One of the reasons I wrote the earlier blogpost, as I explained in it, was that I had heard the word “scab” used casually and trivially. On questioning some of the young ‘uns said that the word didn’t really have shock value any more and that people didn’t really know what it meant. I suspect that’s a generational thing. Some of the folks I was talking to weren’t born when the miners were starved back to work in 1985, have never seen an all-out strike and don’t really understand what a scab is. I suspect they might be about to find out.

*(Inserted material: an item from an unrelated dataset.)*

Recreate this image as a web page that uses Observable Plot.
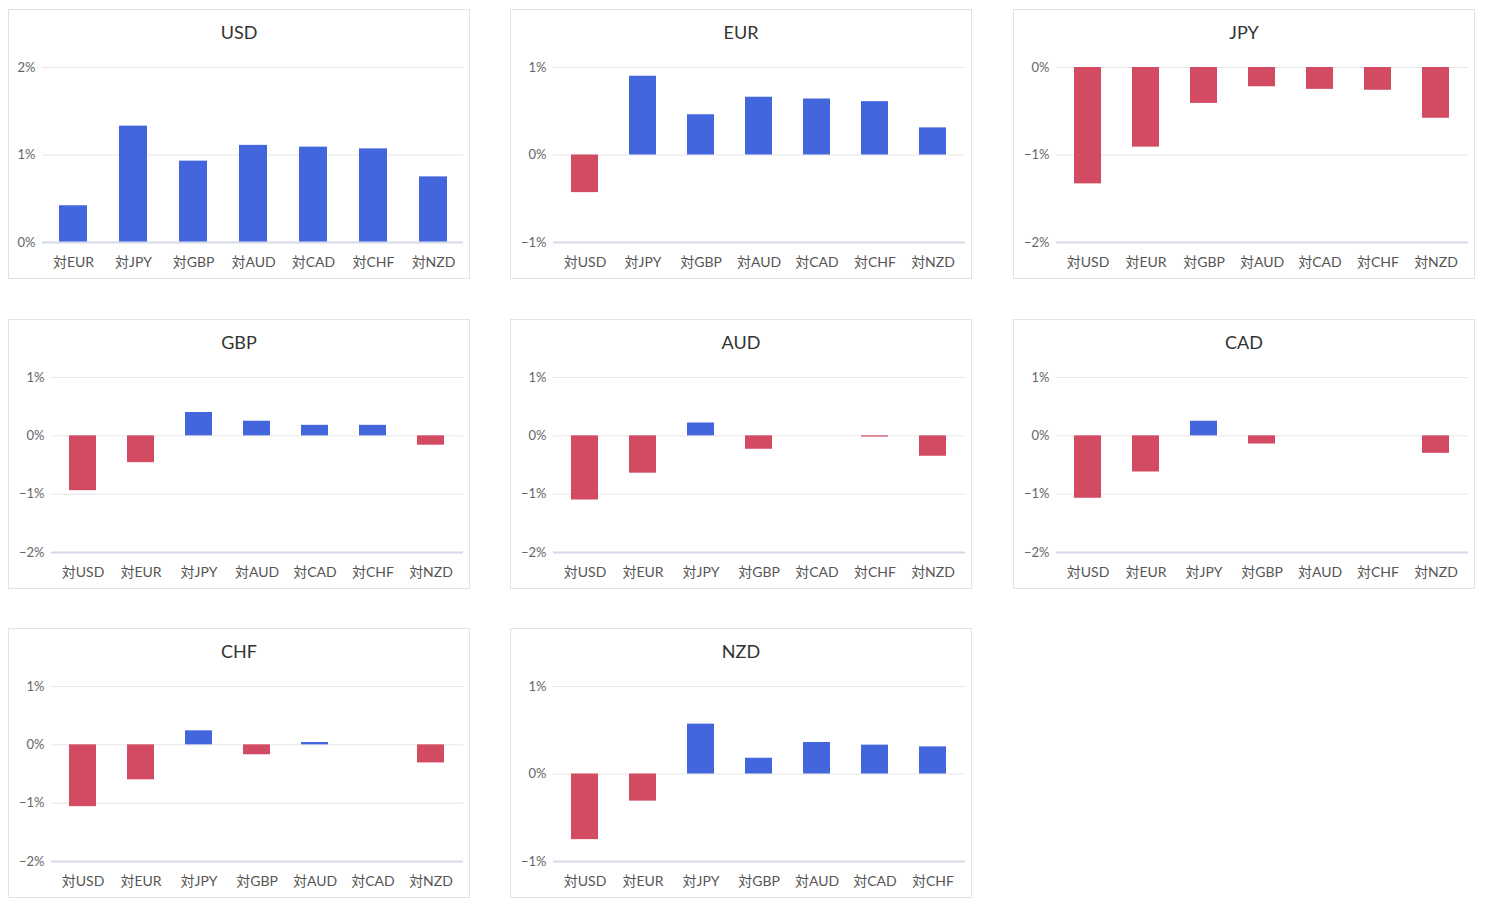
<!DOCTYPE html>
<html>
<head>
<meta charset="utf-8">
<script src="https://cdn.jsdelivr.net/npm/d3@7"></script>
<script src="https://cdn.jsdelivr.net/npm/@observablehq/plot@0.6"></script>
<style>
  html, body { margin: 0; padding: 0; background: #fff; }
  body { width: 1486px; height: 910px; position: relative; font-family: Lato, "Noto Sans CJK JP", sans-serif; }
  .panel { position: absolute; width: 462px; height: 270px; box-sizing: border-box; border: 1px solid #dde5e8; background: #fff; }
  .title { height: 44px; line-height: 44px; text-align: center; font-size: 18px; color: #333; }
  .panel svg { display: block; }
</style>
</head>
<body>
<script>
// Currencies (panel order) and per-panel values (% change vs each counterpart, in currency order without self)
const currencies = ["USD", "EUR", "JPY", "GBP", "AUD", "CAD", "CHF", "NZD"];
const usd = [0.42, 1.33, 0.93, 1.11, 1.09, 1.07, 0.75];
const eur = [-0.43, 0.90, 0.46, 0.66, 0.64, 0.61, 0.31];
const jpy = [-1.33, -0.91, -0.41, -0.22, -0.25, -0.26, -0.58];
const gbp = [-0.94, -0.46, 0.40, 0.25, 0.18, 0.18, -0.16];
const aud = [-1.10, -0.64, 0.22, -0.23, 0.00, -0.02, -0.35];
const cad = [-1.07, -0.62, 0.25, -0.14, 0.00, 0.00, -0.30];
const chf = [-1.06, -0.60, 0.24, -0.17, 0.04, 0.00, -0.31];
const nzd = [-0.75, -0.31, 0.57, 0.18, 0.36, 0.33, 0.31];
// Y axis tick values per panel
const usdTicks = [0, 1, 2];
const eurTicks = [-1, 0, 1];
const jpyTicks = [-2, -1, 0];
const gbpTicks = [-2, -1, 0, 1];
const audTicks = [-2, -1, 0, 1];
const cadTicks = [-2, -1, 0, 1];
const chfTicks = [-2, -1, 0, 1];
const nzdTicks = [-1, 0, 1];

const seriesValues = [usd, eur, jpy, gbp, aud, cad, chf, nzd];
const seriesTicks = [usdTicks, eurTicks, jpyTicks, gbpTicks, audTicks, cadTicks, chfTicks, nzdTicks];

const colLeft = [8, 510, 1013];
const rowTop = [9, 319, 628];
const BLUE = "#4466dd", RED = "#d34a63";

const fmt = d => (d < 0 ? "\u2212" : "") + Math.abs(d) + "%";

currencies.forEach((base, i) => {
  const others = currencies.filter(c => c !== base);
  const vals = seriesValues[i];
  const ticks = seriesTicks[i];
  const data = others.map((c, j) => ({cat: "対" + c, v: vals[j]}));
  const ymin = d3.min(ticks), ymax = d3.max(ticks);
  const hasNeg = ymin < 0;

  const panel = document.createElement("div");
  panel.className = "panel";
  panel.style.left = colLeft[i % 3] + "px";
  panel.style.top = rowTop[Math.floor(i / 3)] + "px";
  const title = document.createElement("div");
  title.className = "title";
  title.textContent = base;
  panel.appendChild(title);

  const chart = Plot.plot({
    width: 460,
    height: 224,
    marginTop: 13,
    marginBottom: 36,
    marginLeft: hasNeg ? 42 : 33,
    marginRight: 6,
    style: {fontFamily: 'Lato, "Noto Sans CJK JP", sans-serif', color: "#555", background: "transparent"},
    x: {domain: data.map(d => d.cat), paddingInner: 0.534, paddingOuter: 0.267, label: null},
    y: {domain: [ymin, ymax], label: null},
    marks: [
      Plot.ruleY(ticks.filter(t => t !== ymin), {stroke: "#e6e6e6", strokeWidth: 1}),
      Plot.barY(data, {x: "cat", y1: 0, y2: "v", fill: d => d.v >= 0 ? BLUE : RED}),
      Plot.ruleY([ymin], {stroke: "#d5d9ea", strokeWidth: 2}),
      Plot.axisY({ticks: ticks, tickFormat: fmt, tickSize: 0, tickPadding: 7, fontSize: 13, color: "#666", label: null}),
      Plot.axisX({tickSize: 0, tickPadding: 15, fontSize: 14, color: "#555", label: null})
    ],
    color: {type: "identity"}
  });
  panel.appendChild(chart);
  document.body.appendChild(panel);
});
</script>
</body>
</html>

N30 may have been the largest dispute in history, but it certainly wasnt the most militant – there are a fuck-tonne of unions lining up for industrial action, from practically the entire public sector, to the JIB Sparks, to the Unilever workers, to Ford we are entering into a critical phase of industrial action. At the moment people are fairly tolerant of scabbing as the one day stoppages every few months are relatively easy to absorb. If anything goes to all out strike, the resentment that will be seen toward those crossing picket lines will be immense, as workers on strike start losing their savings, getting behind on their bills, losing their homes and relying on strike-funds for basic essentials.
When you get people scabbing, and striking workers seeing them drive around in the kind of car that you had to sell, watch them as they add a conservatory to a house like the one that you had that got repossessed, watching them skipping into work without a financial care in the world – the bitterness of knowing that if you win, after all that you’ve personally lost through the dispute, they will reap the benefits will unleash an anger that is rarely seen.
Then people will know what a scab is, how powerful a term of abuse it is and how much hatred there is towards them.